Realistically, it had the same 365 24-hour days of its calendar predecessors, but 2020 felt like those hours, days, weeks and months dragged on.
The unexpected coronavirus crisis was a major contributor, slowing life to a crawl, personally and economically. Everything, every norm and every pattern were upended.
For too many of us, we couldn’t necessarily rely on life’s normalities — a job, pastimes we enjoy and look forward to and even our health. Even being with our family and friends was challenging as we practiced social distancing to protect their health as well as ours.
Before March, wearing masks was considered strange, but the pandemic has made it a necessary norm.
The growing list of coronavirus-related deaths should have served as a sobering reminder to all that both are needed.
Unfortunately, too many people never saw the memo and still ignore precautions meant to save their lives and the lives of others.
The year 2020 was also dominated by politics. As if four years of President Donald Trump hasn’t been agonizing and exhausting for many, the year’s presidential election wore on for far longer than 365 days, both in the run-up to Nov. 3, and the irresponsible post- election uncertainties and challenges fomented by Trump and those who refuse to accept the reality that he’s been voted out of office in an election in which more voters than ever cast their ballots.
In Marin, more than 90% of the county’s voters cast their ballots. A whopping 82.3% of them voted to elect Joe Biden as the next president.
Trump got a reaffirmation from only 15.9% of the local voters.
Still, every day of the wait until Biden is sworn into office feels as if they are longer, providing Trump with more time to do more political damage.
Biden and Kamala Harris face significant challenges in trying to steer our nation safely through and beyond the pandemic. We’re hopeful that they can bridge deepening divides in our nation and restore days when partisanship and politics take a backseat to policies that work for a greater good.
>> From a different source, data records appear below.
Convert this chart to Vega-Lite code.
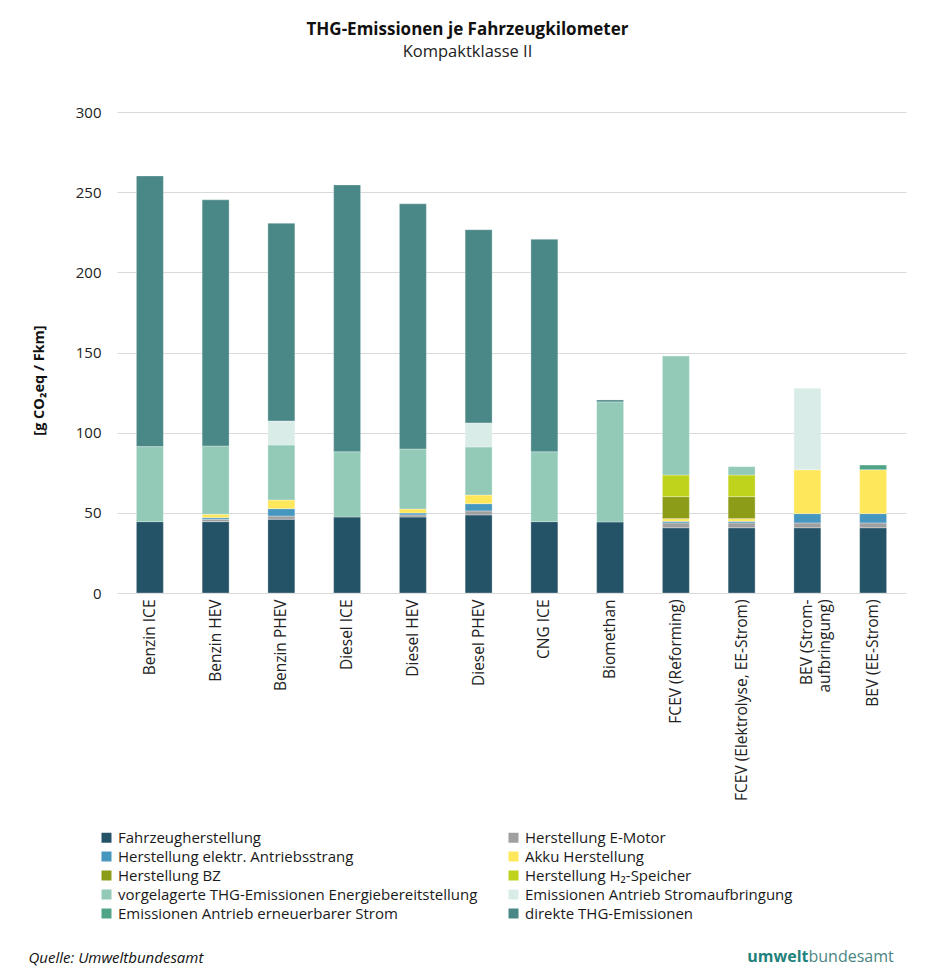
{
  "$schema": "https://vega.github.io/schema/vega-lite/v6.json",
  "width": 789,
  "height": 481,
  "autosize": {"type": "none"},
  "padding": {"left": 117, "top": 112, "right": 36, "bottom": 387},
  "background": "white",
  "config": {"font": "Open Sans", "view": {"stroke": null}},
  "title": {
    "text": "THG-Emissionen je Fahrzeugkilometer",
    "subtitle": "Kompaktklasse II",
    "anchor": "middle",
    "dx": -44,
    "fontSize": 17,
    "fontWeight": "bold",
    "color": "#111111",
    "subtitleFontSize": 16.5,
    "subtitleColor": "#222222",
    "subtitlePadding": 5,
    "offset": 44
  },
  "data": {
    "values": [
      {"cat": "Benzin ICE", "comp": "Fahrzeugherstellung", "v": 44.5},
      {"cat": "Benzin ICE", "comp": "vorgelagerte THG-Emissionen Energiebereitstellung", "v": 46.8},
      {"cat": "Benzin ICE", "comp": "direkte THG-Emissionen", "v": 168.8},

      {"cat": "Benzin HEV", "comp": "Fahrzeugherstellung", "v": 44.5},
      {"cat": "Benzin HEV", "comp": "Herstellung E-Motor", "v": 1.5},
      {"cat": "Benzin HEV", "comp": "Herstellung elektr. Antriebsstrang", "v": 1.0},
      {"cat": "Benzin HEV", "comp": "Akku Herstellung", "v": 2.1},
      {"cat": "Benzin HEV", "comp": "vorgelagerte THG-Emissionen Energiebereitstellung", "v": 42.6},
      {"cat": "Benzin HEV", "comp": "direkte THG-Emissionen", "v": 153.5},

      {"cat": "Benzin PHEV", "comp": "Fahrzeugherstellung", "v": 46.0},
      {"cat": "Benzin PHEV", "comp": "Herstellung E-Motor", "v": 2.0},
      {"cat": "Benzin PHEV", "comp": "Herstellung elektr. Antriebsstrang", "v": 4.6},
      {"cat": "Benzin PHEV", "comp": "Akku Herstellung", "v": 5.4},
      {"cat": "Benzin PHEV", "comp": "vorgelagerte THG-Emissionen Energiebereitstellung", "v": 34.3},
      {"cat": "Benzin PHEV", "comp": "Emissionen Antrieb Stromaufbringung", "v": 15.0},
      {"cat": "Benzin PHEV", "comp": "direkte THG-Emissionen", "v": 123.3},

      {"cat": "Diesel ICE", "comp": "Fahrzeugherstellung", "v": 47.4},
      {"cat": "Diesel ICE", "comp": "vorgelagerte THG-Emissionen Energiebereitstellung", "v": 40.7},
      {"cat": "Diesel ICE", "comp": "direkte THG-Emissionen", "v": 166.4},

      {"cat": "Diesel HEV", "comp": "Fahrzeugherstellung", "v": 47.4},
      {"cat": "Diesel HEV", "comp": "Herstellung E-Motor", "v": 1.3},
      {"cat": "Diesel HEV", "comp": "Herstellung elektr. Antriebsstrang", "v": 1.2},
      {"cat": "Diesel HEV", "comp": "Akku Herstellung", "v": 2.5},
      {"cat": "Diesel HEV", "comp": "vorgelagerte THG-Emissionen Energiebereitstellung", "v": 37.4},
      {"cat": "Diesel HEV", "comp": "direkte THG-Emissionen", "v": 152.9},

      {"cat": "Diesel PHEV", "comp": "Fahrzeugherstellung", "v": 48.7},
      {"cat": "Diesel PHEV", "comp": "Herstellung E-Motor", "v": 2.5},
      {"cat": "Diesel PHEV", "comp": "Herstellung elektr. Antriebsstrang", "v": 4.5},
      {"cat": "Diesel PHEV", "comp": "Akku Herstellung", "v": 5.4},
      {"cat": "Diesel PHEV", "comp": "vorgelagerte THG-Emissionen Energiebereitstellung", "v": 30.0},
      {"cat": "Diesel PHEV", "comp": "Emissionen Antrieb Stromaufbringung", "v": 15.0},
      {"cat": "Diesel PHEV", "comp": "direkte THG-Emissionen", "v": 120.5},

      {"cat": "CNG ICE", "comp": "Fahrzeugherstellung", "v": 44.5},
      {"cat": "CNG ICE", "comp": "vorgelagerte THG-Emissionen Energiebereitstellung", "v": 43.6},
      {"cat": "CNG ICE", "comp": "direkte THG-Emissionen", "v": 132.5},

      {"cat": "Biomethan", "comp": "Fahrzeugherstellung", "v": 44.3},
      {"cat": "Biomethan", "comp": "vorgelagerte THG-Emissionen Energiebereitstellung", "v": 74.9},
      {"cat": "Biomethan", "comp": "direkte THG-Emissionen", "v": 1.2},

      {"cat": "FCEV (Reforming)", "comp": "Fahrzeugherstellung", "v": 40.7},
      {"cat": "FCEV (Reforming)", "comp": "Herstellung E-Motor", "v": 3.0},
      {"cat": "FCEV (Reforming)", "comp": "Herstellung elektr. Antriebsstrang", "v": 1.0},
      {"cat": "FCEV (Reforming)", "comp": "Akku Herstellung", "v": 1.7},
      {"cat": "FCEV (Reforming)", "comp": "Herstellung BZ", "v": 13.7},
      {"cat": "FCEV (Reforming)", "comp": "Herstellung H₂-Speicher", "v": 13.5},
      {"cat": "FCEV (Reforming)", "comp": "vorgelagerte THG-Emissionen Energiebereitstellung", "v": 74.2},

      {"cat": "FCEV (Elektrolyse, EE-Strom)", "comp": "Fahrzeugherstellung", "v": 40.7},
      {"cat": "FCEV (Elektrolyse, EE-Strom)", "comp": "Herstellung E-Motor", "v": 3.0},
      {"cat": "FCEV (Elektrolyse, EE-Strom)", "comp": "Herstellung elektr. Antriebsstrang", "v": 1.0},
      {"cat": "FCEV (Elektrolyse, EE-Strom)", "comp": "Akku Herstellung", "v": 1.7},
      {"cat": "FCEV (Elektrolyse, EE-Strom)", "comp": "Herstellung BZ", "v": 13.7},
      {"cat": "FCEV (Elektrolyse, EE-Strom)", "comp": "Herstellung H₂-Speicher", "v": 13.5},
      {"cat": "FCEV (Elektrolyse, EE-Strom)", "comp": "vorgelagerte THG-Emissionen Energiebereitstellung", "v": 5.2},

      {"cat": "BEV (Stromaufbringung)", "comp": "Fahrzeugherstellung", "v": 40.7},
      {"cat": "BEV (Stromaufbringung)", "comp": "Herstellung E-Motor", "v": 3.0},
      {"cat": "BEV (Stromaufbringung)", "comp": "Herstellung elektr. Antriebsstrang", "v": 5.8},
      {"cat": "BEV (Stromaufbringung)", "comp": "Akku Herstellung", "v": 27.4},
      {"cat": "BEV (Stromaufbringung)", "comp": "Emissionen Antrieb Stromaufbringung", "v": 50.8},

      {"cat": "BEV (EE-Strom)", "comp": "Fahrzeugherstellung", "v": 40.7},
      {"cat": "BEV (EE-Strom)", "comp": "Herstellung E-Motor", "v": 3.0},
      {"cat": "BEV (EE-Strom)", "comp": "Herstellung elektr. Antriebsstrang", "v": 5.8},
      {"cat": "BEV (EE-Strom)", "comp": "Akku Herstellung", "v": 27.4},
      {"cat": "BEV (EE-Strom)", "comp": "Emissionen Antrieb erneuerbarer Strom", "v": 2.9}
    ]
  },
  "layer": [
    {
      "transform": [
        {"calculate": "indexof(['Fahrzeugherstellung', 'Herstellung E-Motor', 'Herstellung elektr. Antriebsstrang', 'Akku Herstellung', 'Herstellung BZ', 'Herstellung H₂-Speicher', 'vorgelagerte THG-Emissionen Energiebereitstellung', 'Emissionen Antrieb Stromaufbringung', 'Emissionen Antrieb erneuerbarer Strom', 'direkte THG-Emissionen'], datum.comp)", "as": "stackOrder"}
      ],
      "mark": {"type": "bar", "stroke": "white", "strokeWidth": 0.6, "strokeOpacity": 0.5},
      "encoding": {
        "x": {
          "field": "cat",
          "type": "nominal",
          "sort": ["Benzin ICE", "Benzin HEV", "Benzin PHEV", "Diesel ICE", "Diesel HEV", "Diesel PHEV", "CNG ICE", "Biomethan", "FCEV (Reforming)", "FCEV (Elektrolyse, EE-Strom)", "BEV (Stromaufbringung)", "BEV (EE-Strom)"],
          "scale": {"paddingInner": 0.59, "paddingOuter": 0.295},
          "axis": {
            "orient": "bottom",
            "title": "Quelle: Umweltbundesamt",
            "titleX": -89,
            "titleY": 364,
            "titleAlign": "left",
            "titleBaseline": "middle",
            "titleFontStyle": "italic",
            "titleFontWeight": "normal",
            "titleFontSize": 15,
            "titleColor": "#111111",
            "labelAngle": -90,
            "labelFontSize": 15.5,
            "labelColor": "#222222",
            "labelPadding": 6,
            "labelLimit": 300,
            "ticks": false,
            "domain": false,
            "labelExpr": "datum.label == 'BEV (Stromaufbringung)' ? ['BEV (Strom-', 'aufbringung)'] : datum.label"
          }
        },
        "y": {
          "field": "v",
          "type": "quantitative",
          "stack": "zero",
          "scale": {"domain": [0, 300], "nice": false},
          "axis": {
            "orient": "left",
            "title": "[g CO₂eq / Fkm]",
            "titleFontSize": 14.5,
            "titleFontWeight": "bold",
            "titleColor": "#111111",
            "titleX": -78,
            "titleY": 268,
            "titleBaseline": "middle",
            "values": [0, 50, 100, 150, 200, 250, 300],
            "labelFontSize": 15,
            "labelColor": "#222222",
            "labelPadding": 16,
            "ticks": false,
            "domain": false,
            "gridColor": "#d9d9d9",
            "gridWidth": 1
          }
        },
        "order": {"field": "stackOrder", "type": "quantitative", "sort": "ascending"},
        "color": {
          "field": "comp",
          "type": "nominal",
          "sort": ["Fahrzeugherstellung", "Herstellung E-Motor", "Herstellung elektr. Antriebsstrang", "Akku Herstellung", "Herstellung BZ", "Herstellung H₂-Speicher", "vorgelagerte THG-Emissionen Energiebereitstellung", "Emissionen Antrieb Stromaufbringung", "Emissionen Antrieb erneuerbarer Strom", "direkte THG-Emissionen"],
          "scale": {
            "domain": ["Fahrzeugherstellung", "Herstellung E-Motor", "Herstellung elektr. Antriebsstrang", "Akku Herstellung", "Herstellung BZ", "Herstellung H₂-Speicher", "vorgelagerte THG-Emissionen Energiebereitstellung", "Emissionen Antrieb Stromaufbringung", "Emissionen Antrieb erneuerbarer Strom", "direkte THG-Emissionen"],
            "range": ["#245266", "#a0a0a0", "#4597c0", "#ffe75c", "#8c9c18", "#c0d31c", "#92cab7", "#daece8", "#4fa487", "#4a8787"]
          },
          "legend": {
            "orient": "none",
            "direction": "horizontal",
            "legendX": -18,
            "legendY": 718,
            "columns": 2,
            "title": null,
            "symbolType": "square",
            "symbolSize": 100,
            "symbolStrokeWidth": 0,
            "symbolOpacity": 1,
            "labelFontSize": 15,
            "labelColor": "#1a1a1a",
            "labelLimit": 500,
            "labelOffset": 4,
            "rowPadding": 3,
            "columnPadding": 28,
            "padding": 0
          }
        }
      }
    },
    {
      "mark": {"type": "point", "opacity": 0},
      "encoding": {
        "x": {
          "field": "cat",
          "type": "nominal",
          "sort": ["Benzin ICE", "Benzin HEV", "Benzin PHEV", "Diesel ICE", "Diesel HEV", "Diesel PHEV", "CNG ICE", "Biomethan", "FCEV (Reforming)", "FCEV (Elektrolyse, EE-Strom)", "BEV (Stromaufbringung)", "BEV (EE-Strom)"],
          "scale": {"paddingInner": 0.59, "paddingOuter": 0.295},
          "axis": {
            "orient": "top",
            "labels": false,
            "ticks": false,
            "domain": false,
            "grid": false,
            "title": "umwelt",
            "titleX": 691,
            "titleY": 844,
            "titleAlign": "right",
            "titleBaseline": "middle",
            "titleFontSize": 16,
            "titleFontWeight": "bold",
            "titleColor": "#1f827d"
          }
        },
        "y": {
          "field": "v",
          "type": "quantitative",
          "scale": {"domain": [0, 300], "nice": false},
          "axis": {
            "orient": "right",
            "labels": false,
            "ticks": false,
            "domain": false,
            "grid": false,
            "title": "bundesamt",
            "titleAngle": 0,
            "titleX": -98,
            "titleY": 844,
            "titleAlign": "left",
            "titleBaseline": "middle",
            "titleFontSize": 16,
            "titleFontWeight": "normal",
            "titleColor": "#4b8583"
          }
        }
      }
    }
  ],
  "resolve": {"axis": {"x": "independent", "y": "independent"}}
}
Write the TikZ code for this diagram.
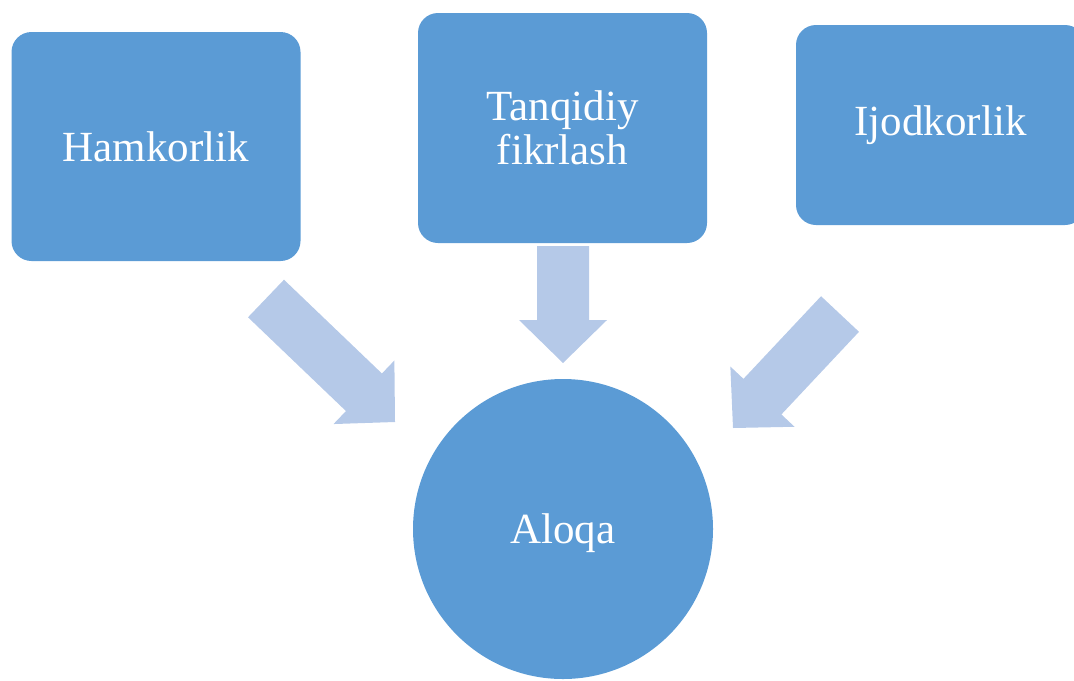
\documentclass[tikz,border=0pt]{standalone}
\usepackage{fontspec}
\setmainfont{Liberation Serif}
\usetikzlibrary{calc}
\definecolor{boxblue}{HTML}{5B9BD5}
\definecolor{arrowblue}{HTML}{B5C9E8}
% block arrow from #1 (tail) to #2 (tip)
\newcommand{\fatarrow}[2]{%
  \coordinate (neck) at ($(#2)!21.5pt!(#1)$);
  \fill[arrowblue] ($(#1)!13pt!90:(#2)$) -- ($(neck)!13pt!90:(#2)$) -- ($(neck)!22pt!90:(#2)$) -- (#2)
    -- ($(neck)!22pt!-90:(#2)$) -- ($(neck)!13pt!-90:(#2)$) -- ($(#1)!13pt!-90:(#2)$) -- cycle;}

\begin{document}
\begin{tikzpicture}[x=0.5pt,y=-0.5pt,
  every node/.style={font=\fontsize{21.5}{22}\selectfont,text=white},
  box/.style={fill=boxblue,rounded corners=10pt,minimum width=144.5pt,inner sep=0pt}]
\useasboundingbox (0,0) rectangle (1074,680);
\clip (0,0) rectangle (1074,680);
\node[box,minimum height=114.5pt] (hamkor) at (156,146.5) {Hamkorlik};
\node[box,minimum height=115pt,align=center] (tanqid) at (562.5,128) {Tanqidiy\\fikrlash};
\node[box,minimum height=100pt] (ijod) at (940.5,125) {Ijodkorlik};
\node[circle,fill=boxblue,minimum size=150pt,inner sep=0pt,text depth=0pt] (aloqa) at (563,529) {Aloqa};
% arrows
\coordinate (t1) at (266,298.5); \coordinate (h1) at (395,422);
\coordinate (t2) at (563,246);   \coordinate (h2) at (563,363);
\coordinate (t3) at (840,314);   \coordinate (h3) at (733,428);
\fatarrow{t1}{h1}
\fatarrow{t2}{h2}
\fatarrow{t3}{h3}
\end{tikzpicture}
\end{document}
We’re ready for 2021. We’re ready for the continued expansion of the availability of the coronavirus vaccine and its promise to slowly restore greater normalcy to our lives and livelihoods.
Locally, we’re ready for resolving long-standing challenges.
We look forward to Stephanie Moulton-Peters taking office as the supervisor representing Southern Marin and seeing what sort of new leadership and approach she will bring to resolving the long and costly debate over the needed renovation of Marin City’s Golden Gate Village public housing.
We also look forward to municipalities being as supportive as possible and appropriate in helping local businesses that have been beaten down by necessarily strict pandemic orders in rebuilding those livelihoods, not only for themselves, but for their workers.
We also look forward to bringing students and their teachers back to local classrooms. Local schools and their faculties have worked hard to make online schooling an effective option, but educators agree that students are much better served by classroom instruction and schools’ academic opportunities.
The year 2021 is not going to be a “normal” one. As the follow-up to 2020, that’s unlikely.
But it is going to be a year of readjustment, of making progress in the longawaited transition to reducing a global public health crisis, to making progress in the administration of coronavirus vaccines, in restoring our economy and local jobs and, hopefully and when it makes sense, in bringing everyone together, instead of ordering us to remain apart.